Task description: Take every line from the first down to the line with "Arial, Helvetica, sans-serif';" and set it down exactly, without the pictures.

═════ Material provided

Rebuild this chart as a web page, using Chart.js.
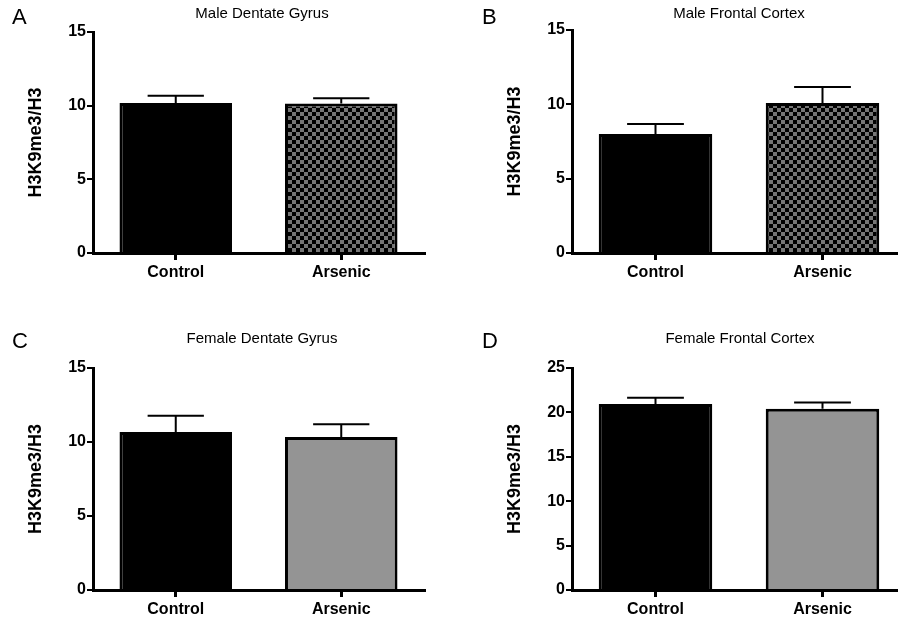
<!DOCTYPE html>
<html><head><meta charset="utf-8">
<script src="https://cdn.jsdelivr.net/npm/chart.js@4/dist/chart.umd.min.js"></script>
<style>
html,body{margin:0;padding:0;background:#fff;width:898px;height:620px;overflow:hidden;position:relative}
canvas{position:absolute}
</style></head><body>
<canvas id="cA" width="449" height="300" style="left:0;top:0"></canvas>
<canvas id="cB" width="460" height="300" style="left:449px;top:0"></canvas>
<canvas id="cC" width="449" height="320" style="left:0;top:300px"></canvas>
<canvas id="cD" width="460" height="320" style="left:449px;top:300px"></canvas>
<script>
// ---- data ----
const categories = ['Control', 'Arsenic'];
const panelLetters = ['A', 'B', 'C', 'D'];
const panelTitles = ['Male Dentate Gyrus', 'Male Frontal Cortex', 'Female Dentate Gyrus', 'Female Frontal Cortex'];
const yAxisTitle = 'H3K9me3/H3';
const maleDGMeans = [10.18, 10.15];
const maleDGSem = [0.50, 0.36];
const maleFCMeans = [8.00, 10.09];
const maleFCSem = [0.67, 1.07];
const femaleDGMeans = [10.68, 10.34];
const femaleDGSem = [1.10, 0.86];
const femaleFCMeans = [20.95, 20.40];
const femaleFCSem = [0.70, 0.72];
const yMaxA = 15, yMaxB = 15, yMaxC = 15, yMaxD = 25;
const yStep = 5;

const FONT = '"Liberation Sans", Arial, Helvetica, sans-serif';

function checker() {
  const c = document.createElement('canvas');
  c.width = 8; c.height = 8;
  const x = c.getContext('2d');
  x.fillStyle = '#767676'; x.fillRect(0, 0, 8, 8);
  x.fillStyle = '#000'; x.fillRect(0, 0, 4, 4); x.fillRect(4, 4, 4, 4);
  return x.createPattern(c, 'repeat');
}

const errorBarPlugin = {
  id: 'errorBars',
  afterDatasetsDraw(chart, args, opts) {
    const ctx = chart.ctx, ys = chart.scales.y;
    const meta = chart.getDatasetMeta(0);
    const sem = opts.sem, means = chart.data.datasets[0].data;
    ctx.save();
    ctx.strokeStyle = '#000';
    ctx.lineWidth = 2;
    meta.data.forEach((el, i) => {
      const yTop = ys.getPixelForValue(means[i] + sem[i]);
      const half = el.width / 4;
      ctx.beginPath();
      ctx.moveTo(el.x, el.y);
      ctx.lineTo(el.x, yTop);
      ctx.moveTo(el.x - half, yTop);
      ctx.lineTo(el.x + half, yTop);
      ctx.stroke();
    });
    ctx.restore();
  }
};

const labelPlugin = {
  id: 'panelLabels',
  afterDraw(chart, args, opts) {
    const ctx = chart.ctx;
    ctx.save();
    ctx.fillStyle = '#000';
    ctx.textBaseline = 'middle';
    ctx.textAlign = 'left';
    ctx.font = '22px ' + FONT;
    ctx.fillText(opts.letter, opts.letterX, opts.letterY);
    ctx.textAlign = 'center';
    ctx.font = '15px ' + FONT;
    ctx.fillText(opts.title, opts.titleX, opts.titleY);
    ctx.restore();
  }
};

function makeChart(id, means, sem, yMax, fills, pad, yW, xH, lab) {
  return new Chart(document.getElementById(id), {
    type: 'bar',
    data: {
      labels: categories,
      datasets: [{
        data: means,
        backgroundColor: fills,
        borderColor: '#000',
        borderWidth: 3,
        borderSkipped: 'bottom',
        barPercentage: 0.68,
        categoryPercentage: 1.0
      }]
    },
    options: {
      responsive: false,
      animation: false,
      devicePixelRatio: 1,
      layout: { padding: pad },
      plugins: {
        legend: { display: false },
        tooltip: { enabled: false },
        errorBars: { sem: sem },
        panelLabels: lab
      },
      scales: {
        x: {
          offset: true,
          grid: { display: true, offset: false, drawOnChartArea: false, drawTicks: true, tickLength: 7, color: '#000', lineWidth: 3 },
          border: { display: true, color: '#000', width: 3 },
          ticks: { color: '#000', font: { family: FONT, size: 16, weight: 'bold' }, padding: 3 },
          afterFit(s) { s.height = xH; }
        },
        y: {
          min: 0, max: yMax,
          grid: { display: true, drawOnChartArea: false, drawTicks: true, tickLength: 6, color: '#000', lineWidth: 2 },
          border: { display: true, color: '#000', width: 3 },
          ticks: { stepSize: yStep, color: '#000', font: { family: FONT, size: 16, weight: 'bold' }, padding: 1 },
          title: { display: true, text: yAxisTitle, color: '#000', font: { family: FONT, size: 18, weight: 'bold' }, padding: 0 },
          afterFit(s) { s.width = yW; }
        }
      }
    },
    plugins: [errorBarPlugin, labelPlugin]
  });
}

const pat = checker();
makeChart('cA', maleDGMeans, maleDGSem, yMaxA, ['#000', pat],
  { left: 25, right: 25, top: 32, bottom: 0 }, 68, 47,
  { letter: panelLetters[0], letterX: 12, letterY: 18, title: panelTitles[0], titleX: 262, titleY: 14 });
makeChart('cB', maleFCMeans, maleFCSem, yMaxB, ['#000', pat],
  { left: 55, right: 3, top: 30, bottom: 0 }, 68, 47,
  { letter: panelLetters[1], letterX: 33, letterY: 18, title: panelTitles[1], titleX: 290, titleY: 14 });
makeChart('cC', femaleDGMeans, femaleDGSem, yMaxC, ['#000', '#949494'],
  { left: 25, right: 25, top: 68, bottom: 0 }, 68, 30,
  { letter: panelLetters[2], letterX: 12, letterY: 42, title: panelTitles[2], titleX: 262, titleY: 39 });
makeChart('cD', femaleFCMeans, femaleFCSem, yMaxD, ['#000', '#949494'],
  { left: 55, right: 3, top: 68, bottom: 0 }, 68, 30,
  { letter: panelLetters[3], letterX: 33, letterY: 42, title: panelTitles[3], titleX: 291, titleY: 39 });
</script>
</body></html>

══════════

Written reply:
Rebuild this chart as a web page, using Chart.js.
<!DOCTYPE html>
<html><head><meta charset="utf-8">
<script src="https://cdn.jsdelivr.net/npm/chart.js@4/dist/chart.umd.min.js"></script>
<style>
html,body{margin:0;padding:0;background:#fff;width:898px;height:620px;overflow:hidden;position:relative}
canvas{position:absolute}
</style></head><body>
<canvas id="cA" width="449" height="300" style="left:0;top:0"></canvas>
<canvas id="cB" width="460" height="300" style="left:449px;top:0"></canvas>
<canvas id="cC" width="449" height="320" style="left:0;top:300px"></canvas>
<canvas id="cD" width="460" height="320" style="left:449px;top:300px"></canvas>
<script>
// ---- data ----
const categories = ['Control', 'Arsenic'];
const panelLetters = ['A', 'B', 'C', 'D'];
const panelTitles = ['Male Dentate Gyrus', 'Male Frontal Cortex', 'Female Dentate Gyrus', 'Female Frontal Cortex'];
const yAxisTitle = 'H3K9me3/H3';
const maleDGMeans = [10.18, 10.15];
const maleDGSem = [0.50, 0.36];
const maleFCMeans = [8.00, 10.09];
const maleFCSem = [0.67, 1.07];
const femaleDGMeans = [10.68, 10.34];
const femaleDGSem = [1.10, 0.86];
const femaleFCMeans = [20.95, 20.40];
const femaleFCSem = [0.70, 0.72];
const yMaxA = 15, yMaxB = 15, yMaxC = 15, yMaxD = 25;
const yStep = 5;

const FONT = '"Liberation Sans", Arial, Helvetica, sans-serif';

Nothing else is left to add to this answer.